■ Instructions for the task
In this exercise, return the whole listing exactly, excluding any images.
_ _ _
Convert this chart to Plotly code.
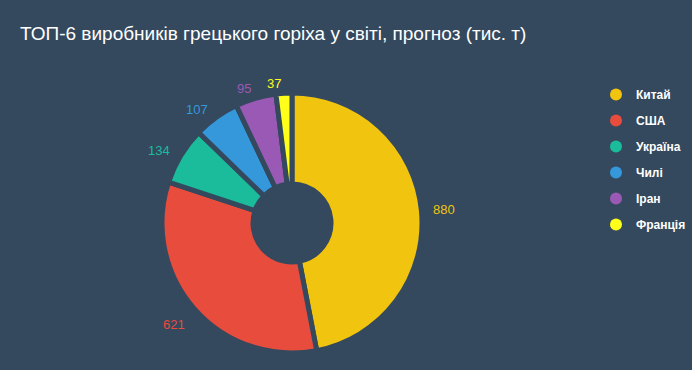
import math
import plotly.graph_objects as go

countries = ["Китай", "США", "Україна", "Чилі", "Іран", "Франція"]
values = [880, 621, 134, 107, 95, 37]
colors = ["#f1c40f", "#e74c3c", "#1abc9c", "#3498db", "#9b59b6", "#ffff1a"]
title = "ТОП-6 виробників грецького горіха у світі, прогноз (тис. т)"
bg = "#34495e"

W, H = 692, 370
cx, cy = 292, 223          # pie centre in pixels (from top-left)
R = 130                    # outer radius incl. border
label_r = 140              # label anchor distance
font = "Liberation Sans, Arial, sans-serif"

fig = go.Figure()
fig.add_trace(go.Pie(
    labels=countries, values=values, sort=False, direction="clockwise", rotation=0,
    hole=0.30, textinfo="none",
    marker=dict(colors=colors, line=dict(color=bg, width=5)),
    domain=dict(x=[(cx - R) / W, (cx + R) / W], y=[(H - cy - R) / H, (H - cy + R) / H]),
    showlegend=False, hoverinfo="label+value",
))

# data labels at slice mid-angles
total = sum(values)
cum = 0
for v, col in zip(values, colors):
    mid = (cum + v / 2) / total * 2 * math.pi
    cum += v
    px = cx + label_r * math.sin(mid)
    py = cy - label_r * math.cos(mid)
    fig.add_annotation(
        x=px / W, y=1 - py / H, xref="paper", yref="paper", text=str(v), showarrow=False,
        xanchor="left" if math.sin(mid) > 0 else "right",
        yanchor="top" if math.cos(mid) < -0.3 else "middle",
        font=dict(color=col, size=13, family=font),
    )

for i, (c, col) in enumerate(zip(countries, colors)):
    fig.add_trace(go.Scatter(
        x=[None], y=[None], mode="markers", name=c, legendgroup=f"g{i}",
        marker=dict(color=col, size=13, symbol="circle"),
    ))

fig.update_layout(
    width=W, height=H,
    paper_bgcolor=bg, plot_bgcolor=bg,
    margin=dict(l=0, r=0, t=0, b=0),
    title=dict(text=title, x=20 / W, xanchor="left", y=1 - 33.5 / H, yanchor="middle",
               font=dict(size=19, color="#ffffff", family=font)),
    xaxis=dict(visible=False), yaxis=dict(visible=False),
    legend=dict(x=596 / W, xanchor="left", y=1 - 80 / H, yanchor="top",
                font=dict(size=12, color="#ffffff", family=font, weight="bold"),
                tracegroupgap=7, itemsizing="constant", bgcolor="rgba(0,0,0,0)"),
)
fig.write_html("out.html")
_ _ _
■ Task output
Convert this chart to Plotly code.
import math
import plotly.graph_objects as go

countries = ["Китай", "США", "Україна", "Чилі", "Іран", "Франція"]
values = [880, 621, 134, 107, 95, 37]
colors = ["#f1c40f", "#e74c3c", "#1abc9c", "#3498db", "#9b59b6", "#ffff1a"]
title = "ТОП-6 виробників грецького горіха у світі, прогноз (тис. т)"
bg = "#34495e"

W, H = 692, 370
cx, cy = 292, 223          # pie centre in pixels (from top-left)
R = 130                    # outer radius incl. border
label_r = 140              # label anchor distance
font = "Liberation Sans, Arial, sans-serif"

fig = go.Figure()
fig.add_trace(go.Pie(
    labels=countries, values=values, sort=False, direction="clockwise", rotation=0,
    hole=0.30, textinfo="none",
    marker=dict(colors=colors, line=dict(color=bg, width=5)),
    domain=dict(x=[(cx - R) / W, (cx + R) / W], y=[(H - cy - R) / H, (H - cy + R) / H]),
    showlegend=False, hoverinfo="label+value",
))

# data labels at slice mid-angles
total = sum(values)
cum = 0
for v, col in zip(values, colors):
    mid = (cum + v / 2) / total * 2 * math.pi
    cum += v
    px = cx + label_r * math.sin(mid)
    py = cy - label_r * math.cos(mid)
    fig.add_annotation(
        x=px / W, y=1 - py / H, xref="paper", yref="paper", text=str(v), showarrow=False,
        xanchor="left" if math.sin(mid) > 0 else "right",
        yanchor="top" if math.cos(mid) < -0.3 else "middle",
        font=dict(color=col, size=13, family=font),
    )

for i, (c, col) in enumerate(zip(countries, colors)):
    fig.add_trace(go.Scatter(
        x=[None], y=[None], mode="markers", name=c, legendgroup=f"g{i}",
        marker=dict(color=col, size=13, symbol="circle"),
    ))

fig.update_layout(
    width=W, height=H,
    paper_bgcolor=bg, plot_bgcolor=bg,
    margin=dict(l=0, r=0, t=0, b=0),
    title=dict(text=title, x=20 / W, xanchor="left", y=1 - 33.5 / H, yanchor="middle",
               font=dict(size=19, color="#ffffff", family=font)),
    xaxis=dict(visible=False), yaxis=dict(visible=False),
    legend=dict(x=596 / W, xanchor="left", y=1 - 80 / H, yanchor="top",
                font=dict(size=12, color="#ffffff", family=font, weight="bold"),
                tracegroupgap=7, itemsizing="constant", bgcolor="rgba(0,0,0,0)"),
)
fig.write_html("out.html")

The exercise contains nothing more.